After my appointment in town I met up with a friend for coffee and we decided to have a girly day out - op-shopping and checking out places we don't normally go.  Two girly day outs in a week - can my system cope with it all.  Bought a seersucker pink and yellow table cloth at one op-shop - I have such a large dining table that it is hard to find everyday tablecloths for it so I was really pleased when we unfolded the table cloth and it was huge.  Then we decided to go over to the next town for lunch. First time ever I have been in a RSL club, aftern lunch my friend showed me how to play the pokies, another first.  I really can't see what the point is just sitting at a machine and hitting that button over and over again.  Soon got bored with that but at least I didn't lose any money.  But that's two more things I can tick off my firsts list. 
The heavens opened just has we were going back to the car, we had to sit ouside Target for 10 mins before we could get out of the car.  They had my favourite knickers in the sale and they were even reduced by another dollar at the checkoout so I was a happy little Jan.  Treated myself to a new cd - Bat out of Hell, my old tape of it has finally given up the ghost, its over 30 years old and with all the playing its had over the years I'm surprised its lasted this long. 
Bought more yarn as well - yes, I needed it. I knit half of it up last night in a spiral scarf and I'm not happy with the colour changes in it.  So it might become something else. I might knit up a pair of fingerless gloves or socks instead. 
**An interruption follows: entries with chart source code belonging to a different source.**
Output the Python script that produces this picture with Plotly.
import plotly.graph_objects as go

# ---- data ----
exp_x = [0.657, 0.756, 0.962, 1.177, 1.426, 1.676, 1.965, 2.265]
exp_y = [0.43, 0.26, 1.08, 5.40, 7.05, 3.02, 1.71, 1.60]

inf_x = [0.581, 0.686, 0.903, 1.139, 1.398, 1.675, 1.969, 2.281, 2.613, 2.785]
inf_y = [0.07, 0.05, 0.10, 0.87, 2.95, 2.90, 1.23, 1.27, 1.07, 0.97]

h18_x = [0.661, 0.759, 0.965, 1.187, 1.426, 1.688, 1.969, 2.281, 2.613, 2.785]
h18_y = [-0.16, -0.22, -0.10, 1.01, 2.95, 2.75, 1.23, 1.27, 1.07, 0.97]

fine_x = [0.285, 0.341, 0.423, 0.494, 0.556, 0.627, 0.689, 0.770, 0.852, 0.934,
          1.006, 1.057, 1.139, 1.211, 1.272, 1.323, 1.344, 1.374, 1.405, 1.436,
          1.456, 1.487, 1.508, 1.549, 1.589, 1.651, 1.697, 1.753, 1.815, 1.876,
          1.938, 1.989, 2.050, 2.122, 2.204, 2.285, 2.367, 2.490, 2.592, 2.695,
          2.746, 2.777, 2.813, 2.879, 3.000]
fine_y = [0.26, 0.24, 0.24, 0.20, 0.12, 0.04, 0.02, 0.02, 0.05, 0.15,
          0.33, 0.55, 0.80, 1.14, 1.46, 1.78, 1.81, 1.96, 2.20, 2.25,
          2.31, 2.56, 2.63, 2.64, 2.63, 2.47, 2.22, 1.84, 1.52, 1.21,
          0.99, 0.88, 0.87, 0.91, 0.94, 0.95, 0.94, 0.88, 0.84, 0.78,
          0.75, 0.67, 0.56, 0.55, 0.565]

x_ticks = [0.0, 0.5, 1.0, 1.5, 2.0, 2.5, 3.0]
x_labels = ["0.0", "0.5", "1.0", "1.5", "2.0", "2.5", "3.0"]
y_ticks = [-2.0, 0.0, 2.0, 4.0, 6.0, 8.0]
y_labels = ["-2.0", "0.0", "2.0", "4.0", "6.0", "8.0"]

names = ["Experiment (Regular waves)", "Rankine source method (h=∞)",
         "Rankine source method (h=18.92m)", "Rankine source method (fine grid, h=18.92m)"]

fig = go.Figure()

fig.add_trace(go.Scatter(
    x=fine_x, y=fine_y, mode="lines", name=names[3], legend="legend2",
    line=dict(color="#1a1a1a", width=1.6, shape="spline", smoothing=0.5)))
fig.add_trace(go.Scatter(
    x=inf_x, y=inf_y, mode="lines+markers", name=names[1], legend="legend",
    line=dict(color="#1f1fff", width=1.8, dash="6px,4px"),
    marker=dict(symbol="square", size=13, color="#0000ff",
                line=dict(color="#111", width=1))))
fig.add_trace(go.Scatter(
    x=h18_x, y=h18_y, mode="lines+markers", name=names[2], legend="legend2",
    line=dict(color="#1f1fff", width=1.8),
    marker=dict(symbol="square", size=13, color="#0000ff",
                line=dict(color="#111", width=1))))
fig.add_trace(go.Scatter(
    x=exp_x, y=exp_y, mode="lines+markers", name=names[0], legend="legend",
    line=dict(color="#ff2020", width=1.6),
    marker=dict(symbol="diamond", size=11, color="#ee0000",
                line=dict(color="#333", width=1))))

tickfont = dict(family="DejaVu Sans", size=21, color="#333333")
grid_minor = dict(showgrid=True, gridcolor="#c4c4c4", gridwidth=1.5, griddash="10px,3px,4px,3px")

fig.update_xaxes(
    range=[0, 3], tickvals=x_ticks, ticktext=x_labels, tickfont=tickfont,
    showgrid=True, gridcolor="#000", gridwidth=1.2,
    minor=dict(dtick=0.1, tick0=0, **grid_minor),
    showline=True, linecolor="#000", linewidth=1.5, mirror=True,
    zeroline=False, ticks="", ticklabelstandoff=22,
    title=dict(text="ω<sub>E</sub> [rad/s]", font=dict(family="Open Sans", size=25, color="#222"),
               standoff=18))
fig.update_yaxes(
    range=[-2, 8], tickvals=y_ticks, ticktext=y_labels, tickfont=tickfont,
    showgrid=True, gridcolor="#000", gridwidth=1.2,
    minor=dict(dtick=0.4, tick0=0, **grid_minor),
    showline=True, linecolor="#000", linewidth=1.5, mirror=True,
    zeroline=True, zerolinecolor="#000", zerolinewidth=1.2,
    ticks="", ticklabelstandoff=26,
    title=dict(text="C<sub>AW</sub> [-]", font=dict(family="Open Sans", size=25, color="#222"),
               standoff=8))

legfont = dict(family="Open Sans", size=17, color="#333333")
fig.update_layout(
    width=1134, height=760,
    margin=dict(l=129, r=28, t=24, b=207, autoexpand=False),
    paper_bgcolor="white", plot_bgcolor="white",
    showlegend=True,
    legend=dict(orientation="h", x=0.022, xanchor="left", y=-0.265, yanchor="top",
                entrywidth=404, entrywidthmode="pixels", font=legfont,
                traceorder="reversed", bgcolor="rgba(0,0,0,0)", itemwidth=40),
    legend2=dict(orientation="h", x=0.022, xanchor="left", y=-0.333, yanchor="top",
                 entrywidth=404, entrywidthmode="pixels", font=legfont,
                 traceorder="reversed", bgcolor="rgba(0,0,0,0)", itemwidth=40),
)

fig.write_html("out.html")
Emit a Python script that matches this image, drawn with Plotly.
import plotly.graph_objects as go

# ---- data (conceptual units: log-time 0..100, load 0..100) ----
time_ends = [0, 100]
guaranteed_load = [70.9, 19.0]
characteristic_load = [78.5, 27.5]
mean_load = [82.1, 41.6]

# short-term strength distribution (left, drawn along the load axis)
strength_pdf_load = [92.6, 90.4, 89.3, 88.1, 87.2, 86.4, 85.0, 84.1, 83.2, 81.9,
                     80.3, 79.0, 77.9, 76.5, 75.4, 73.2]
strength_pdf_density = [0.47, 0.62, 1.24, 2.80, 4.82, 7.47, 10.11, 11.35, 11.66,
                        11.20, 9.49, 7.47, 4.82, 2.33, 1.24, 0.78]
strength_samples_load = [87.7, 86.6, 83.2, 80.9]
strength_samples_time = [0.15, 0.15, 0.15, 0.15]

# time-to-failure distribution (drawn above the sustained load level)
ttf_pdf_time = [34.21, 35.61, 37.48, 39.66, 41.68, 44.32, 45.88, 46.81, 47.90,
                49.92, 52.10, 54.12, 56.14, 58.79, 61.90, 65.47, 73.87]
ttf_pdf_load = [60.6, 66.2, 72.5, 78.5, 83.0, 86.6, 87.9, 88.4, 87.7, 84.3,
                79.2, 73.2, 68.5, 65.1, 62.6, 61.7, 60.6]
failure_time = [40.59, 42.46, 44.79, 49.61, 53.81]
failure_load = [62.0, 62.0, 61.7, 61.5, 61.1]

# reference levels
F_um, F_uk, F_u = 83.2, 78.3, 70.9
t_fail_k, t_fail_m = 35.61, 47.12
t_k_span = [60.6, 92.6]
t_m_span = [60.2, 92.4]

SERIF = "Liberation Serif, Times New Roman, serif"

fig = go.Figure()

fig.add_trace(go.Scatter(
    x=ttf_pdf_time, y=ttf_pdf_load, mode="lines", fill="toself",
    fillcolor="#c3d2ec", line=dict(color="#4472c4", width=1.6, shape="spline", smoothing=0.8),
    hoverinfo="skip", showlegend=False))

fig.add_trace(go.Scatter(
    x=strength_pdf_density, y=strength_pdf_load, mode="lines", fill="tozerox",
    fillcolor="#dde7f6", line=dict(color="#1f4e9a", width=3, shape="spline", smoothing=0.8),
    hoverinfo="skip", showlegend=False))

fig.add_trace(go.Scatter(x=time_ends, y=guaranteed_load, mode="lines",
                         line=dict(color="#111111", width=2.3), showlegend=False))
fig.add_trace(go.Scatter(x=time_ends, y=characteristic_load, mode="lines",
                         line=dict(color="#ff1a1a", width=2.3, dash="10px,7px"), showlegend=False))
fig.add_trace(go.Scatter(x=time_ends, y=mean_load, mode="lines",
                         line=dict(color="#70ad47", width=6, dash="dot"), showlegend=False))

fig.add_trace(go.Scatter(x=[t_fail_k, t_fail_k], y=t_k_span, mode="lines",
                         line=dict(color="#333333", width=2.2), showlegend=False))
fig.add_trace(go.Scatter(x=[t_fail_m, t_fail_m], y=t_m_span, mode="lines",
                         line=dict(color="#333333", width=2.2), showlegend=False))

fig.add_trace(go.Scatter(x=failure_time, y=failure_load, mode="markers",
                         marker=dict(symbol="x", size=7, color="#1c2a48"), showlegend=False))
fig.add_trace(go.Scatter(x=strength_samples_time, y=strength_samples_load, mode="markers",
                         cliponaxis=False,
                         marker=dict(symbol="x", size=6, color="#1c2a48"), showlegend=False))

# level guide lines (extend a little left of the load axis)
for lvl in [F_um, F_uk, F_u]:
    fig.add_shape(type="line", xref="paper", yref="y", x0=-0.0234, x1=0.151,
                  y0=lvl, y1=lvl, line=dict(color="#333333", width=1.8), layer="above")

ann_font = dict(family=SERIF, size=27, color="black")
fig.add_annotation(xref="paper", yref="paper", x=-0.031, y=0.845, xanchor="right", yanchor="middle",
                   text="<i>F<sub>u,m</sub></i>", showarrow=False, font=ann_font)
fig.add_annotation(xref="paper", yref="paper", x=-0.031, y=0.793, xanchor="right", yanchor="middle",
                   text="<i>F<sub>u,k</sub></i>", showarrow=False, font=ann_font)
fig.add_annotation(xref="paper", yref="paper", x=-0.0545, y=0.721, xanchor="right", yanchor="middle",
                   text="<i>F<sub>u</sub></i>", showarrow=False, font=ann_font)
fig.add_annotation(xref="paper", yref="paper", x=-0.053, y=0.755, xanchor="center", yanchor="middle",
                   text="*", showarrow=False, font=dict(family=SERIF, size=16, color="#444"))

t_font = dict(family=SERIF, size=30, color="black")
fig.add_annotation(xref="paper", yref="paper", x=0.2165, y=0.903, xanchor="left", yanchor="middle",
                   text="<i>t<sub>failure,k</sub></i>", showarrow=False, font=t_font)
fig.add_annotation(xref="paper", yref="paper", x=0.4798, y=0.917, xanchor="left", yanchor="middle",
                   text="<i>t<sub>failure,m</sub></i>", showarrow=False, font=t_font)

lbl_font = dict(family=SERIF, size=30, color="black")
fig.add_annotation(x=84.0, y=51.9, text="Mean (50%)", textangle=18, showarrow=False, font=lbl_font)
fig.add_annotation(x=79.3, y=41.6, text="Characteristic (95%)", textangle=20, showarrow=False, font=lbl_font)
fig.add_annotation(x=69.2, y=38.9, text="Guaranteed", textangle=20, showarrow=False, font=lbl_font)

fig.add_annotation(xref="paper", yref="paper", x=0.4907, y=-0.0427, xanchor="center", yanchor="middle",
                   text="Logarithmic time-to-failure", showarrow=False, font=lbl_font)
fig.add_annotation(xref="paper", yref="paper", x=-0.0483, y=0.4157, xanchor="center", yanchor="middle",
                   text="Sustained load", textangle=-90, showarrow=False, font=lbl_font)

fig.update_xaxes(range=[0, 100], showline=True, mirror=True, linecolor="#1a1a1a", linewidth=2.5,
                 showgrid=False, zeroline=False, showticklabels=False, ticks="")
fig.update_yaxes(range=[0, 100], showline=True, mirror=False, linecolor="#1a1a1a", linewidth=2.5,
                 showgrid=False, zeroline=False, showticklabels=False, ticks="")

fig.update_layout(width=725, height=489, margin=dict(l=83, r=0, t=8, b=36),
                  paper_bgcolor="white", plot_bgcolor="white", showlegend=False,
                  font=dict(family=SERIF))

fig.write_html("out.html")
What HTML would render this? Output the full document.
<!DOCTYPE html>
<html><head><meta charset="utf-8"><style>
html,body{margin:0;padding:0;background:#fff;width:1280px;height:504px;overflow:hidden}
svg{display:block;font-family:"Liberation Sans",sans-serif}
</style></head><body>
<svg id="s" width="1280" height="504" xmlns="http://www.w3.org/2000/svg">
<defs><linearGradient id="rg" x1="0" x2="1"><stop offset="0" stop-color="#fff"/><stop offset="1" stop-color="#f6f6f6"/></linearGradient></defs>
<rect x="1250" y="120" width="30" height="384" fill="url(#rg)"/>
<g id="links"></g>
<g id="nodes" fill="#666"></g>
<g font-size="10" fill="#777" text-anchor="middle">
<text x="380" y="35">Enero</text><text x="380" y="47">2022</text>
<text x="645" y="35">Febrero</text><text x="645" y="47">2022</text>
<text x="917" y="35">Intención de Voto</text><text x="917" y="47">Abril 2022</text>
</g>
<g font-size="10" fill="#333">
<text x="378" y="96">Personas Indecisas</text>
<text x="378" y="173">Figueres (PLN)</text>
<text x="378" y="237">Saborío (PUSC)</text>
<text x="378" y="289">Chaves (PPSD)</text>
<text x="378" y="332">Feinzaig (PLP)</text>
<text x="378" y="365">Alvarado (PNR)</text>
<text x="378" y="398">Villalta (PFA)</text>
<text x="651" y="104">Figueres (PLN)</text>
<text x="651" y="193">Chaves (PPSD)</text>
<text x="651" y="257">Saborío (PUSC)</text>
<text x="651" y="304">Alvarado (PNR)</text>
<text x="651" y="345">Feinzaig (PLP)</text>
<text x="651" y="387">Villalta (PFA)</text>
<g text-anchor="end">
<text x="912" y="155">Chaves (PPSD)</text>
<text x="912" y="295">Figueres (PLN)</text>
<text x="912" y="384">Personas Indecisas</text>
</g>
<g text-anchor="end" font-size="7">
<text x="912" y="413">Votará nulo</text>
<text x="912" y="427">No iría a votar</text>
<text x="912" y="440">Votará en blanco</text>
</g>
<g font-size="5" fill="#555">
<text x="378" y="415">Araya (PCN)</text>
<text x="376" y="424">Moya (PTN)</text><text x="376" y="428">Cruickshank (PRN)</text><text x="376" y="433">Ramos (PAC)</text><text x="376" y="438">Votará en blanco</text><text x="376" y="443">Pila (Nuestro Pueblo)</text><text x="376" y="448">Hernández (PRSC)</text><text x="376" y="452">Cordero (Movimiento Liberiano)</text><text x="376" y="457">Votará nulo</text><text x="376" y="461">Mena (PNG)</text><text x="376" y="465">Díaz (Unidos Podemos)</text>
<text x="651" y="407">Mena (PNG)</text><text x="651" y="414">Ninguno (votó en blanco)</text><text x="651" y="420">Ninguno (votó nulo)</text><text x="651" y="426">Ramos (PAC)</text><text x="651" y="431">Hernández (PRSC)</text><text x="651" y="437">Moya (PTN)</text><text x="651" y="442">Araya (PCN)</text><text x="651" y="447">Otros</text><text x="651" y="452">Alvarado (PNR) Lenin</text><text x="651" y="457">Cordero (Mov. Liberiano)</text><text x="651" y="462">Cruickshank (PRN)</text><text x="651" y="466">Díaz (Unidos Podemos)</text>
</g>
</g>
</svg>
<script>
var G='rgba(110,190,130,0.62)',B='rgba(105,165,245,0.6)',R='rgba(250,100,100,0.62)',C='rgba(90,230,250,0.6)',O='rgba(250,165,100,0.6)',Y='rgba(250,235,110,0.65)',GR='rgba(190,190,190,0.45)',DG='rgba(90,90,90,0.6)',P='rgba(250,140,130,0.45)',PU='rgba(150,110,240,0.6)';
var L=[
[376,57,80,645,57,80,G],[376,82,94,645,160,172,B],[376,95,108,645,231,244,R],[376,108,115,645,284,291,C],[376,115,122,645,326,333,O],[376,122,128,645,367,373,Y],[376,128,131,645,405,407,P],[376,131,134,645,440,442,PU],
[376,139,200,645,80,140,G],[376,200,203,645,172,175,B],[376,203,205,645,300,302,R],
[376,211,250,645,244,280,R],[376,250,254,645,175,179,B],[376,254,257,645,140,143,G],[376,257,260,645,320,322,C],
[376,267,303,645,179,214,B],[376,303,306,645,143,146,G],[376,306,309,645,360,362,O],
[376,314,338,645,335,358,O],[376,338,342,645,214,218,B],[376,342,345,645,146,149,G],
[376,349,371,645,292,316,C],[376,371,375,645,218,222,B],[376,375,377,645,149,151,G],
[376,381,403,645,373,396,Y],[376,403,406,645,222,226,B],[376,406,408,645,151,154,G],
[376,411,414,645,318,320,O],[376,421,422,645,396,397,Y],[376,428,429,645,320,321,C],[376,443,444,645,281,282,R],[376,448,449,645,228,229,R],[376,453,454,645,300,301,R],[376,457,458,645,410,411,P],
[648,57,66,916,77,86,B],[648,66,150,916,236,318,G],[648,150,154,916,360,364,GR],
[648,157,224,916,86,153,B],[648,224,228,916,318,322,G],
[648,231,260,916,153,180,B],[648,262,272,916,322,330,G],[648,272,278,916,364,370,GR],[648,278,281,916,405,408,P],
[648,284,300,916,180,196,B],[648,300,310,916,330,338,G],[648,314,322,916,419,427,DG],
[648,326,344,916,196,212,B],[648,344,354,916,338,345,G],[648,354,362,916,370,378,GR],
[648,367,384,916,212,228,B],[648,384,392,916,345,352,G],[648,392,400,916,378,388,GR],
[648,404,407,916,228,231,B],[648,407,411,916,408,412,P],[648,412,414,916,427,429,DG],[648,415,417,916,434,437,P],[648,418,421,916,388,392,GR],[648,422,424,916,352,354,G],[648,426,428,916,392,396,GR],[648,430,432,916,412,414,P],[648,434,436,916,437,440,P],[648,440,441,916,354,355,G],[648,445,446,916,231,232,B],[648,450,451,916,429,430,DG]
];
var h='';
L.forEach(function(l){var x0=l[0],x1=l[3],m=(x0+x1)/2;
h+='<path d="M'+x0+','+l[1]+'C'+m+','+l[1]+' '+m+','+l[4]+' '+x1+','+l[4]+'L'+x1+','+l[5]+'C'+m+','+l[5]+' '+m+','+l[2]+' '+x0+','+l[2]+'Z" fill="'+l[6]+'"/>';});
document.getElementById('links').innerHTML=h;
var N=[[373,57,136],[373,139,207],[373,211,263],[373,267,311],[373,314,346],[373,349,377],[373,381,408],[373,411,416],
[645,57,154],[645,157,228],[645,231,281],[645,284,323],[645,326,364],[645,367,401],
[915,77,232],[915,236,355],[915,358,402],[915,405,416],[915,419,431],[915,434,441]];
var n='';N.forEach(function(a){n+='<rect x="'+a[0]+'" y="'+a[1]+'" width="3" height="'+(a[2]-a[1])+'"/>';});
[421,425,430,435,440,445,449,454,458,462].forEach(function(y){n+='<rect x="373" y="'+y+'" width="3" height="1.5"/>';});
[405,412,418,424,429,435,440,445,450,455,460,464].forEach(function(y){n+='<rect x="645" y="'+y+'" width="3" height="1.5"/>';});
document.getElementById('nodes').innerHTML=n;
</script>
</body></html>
  Well, like a bat out of hell I'm going, going, gone.

Wednesday, March 16, 2011

Start to the day

Just a quickie, a bit of pink in my dreary wet day. I ran out of milk and forgot to buy more so couldn't have my morning coffee.  A cup of red fruits tea and I am ready for anything though.  Now, I really had better go get dressed and get into town.

Jan

be careful what you say.....

Coming out of Spotlight (and I managed to get out with only spending $18), I commented to my friends to be careful because there was slippery wet slimy moss in the gutters.  No sooner than the words were out of my mouth then the back of my foot came down on the aforementioned slime and I away I went, did the splits, managed to stay upright but slid into the car. 
Once the three of us are together doing our 'chick' things  we are oblivious to the world around us,  though having reli's and friends in Japan was never far from our minds.  I had not long been through the door after returning home and heard on the news there had been a small earthquake about 30 klms out to sea and slightly south from where we had spent the day, roughly about the time we were getting in the car to come home.   I never felt a thing even though it was reported that people in the area had reported feeling movement.
I was amazed just how many earthquakes there are in the world every day. 
Better get a wiggle on, the morning is running away from me. Got an appointment in town and then coffee with a friend.

Hugs to all

Jan

Saturday, March 12, 2011


The universe is conspiring against me again. Its piddled down all day, its wet and its miserable and there is more forcast.  But compared to the coast further south this is nothing. Definately not in the mood for sourcing something pretty, not even the thought of lots of garage sales could coach me out of the house.  Comfort food that is what I needed - a fried egg butty with lashings of HP sauce.  I had attempted to have one for my dinner last night, but a friend phoned up just as I was about to take the first bite and by the time she had rang off it was stone cold and very unappitising so it went in the bin. Lunchtime I had another attempt - cracked the egg into the pan, perfect, didn't break the yoke this time - bugger, hang on why is it a yucky green colour, bugger, bugger and triple bugger. Okay universe so you don't want me to have anything unhealthy for lunch. Ha, the breads already buttered, just bung on some peanut butter and strawberry jam.  Gotcha there didn't I universe.   I suppose as always the universe will have the last laugh.
I'm going to curl up now with my sudoku and be lazy for the rest of the day.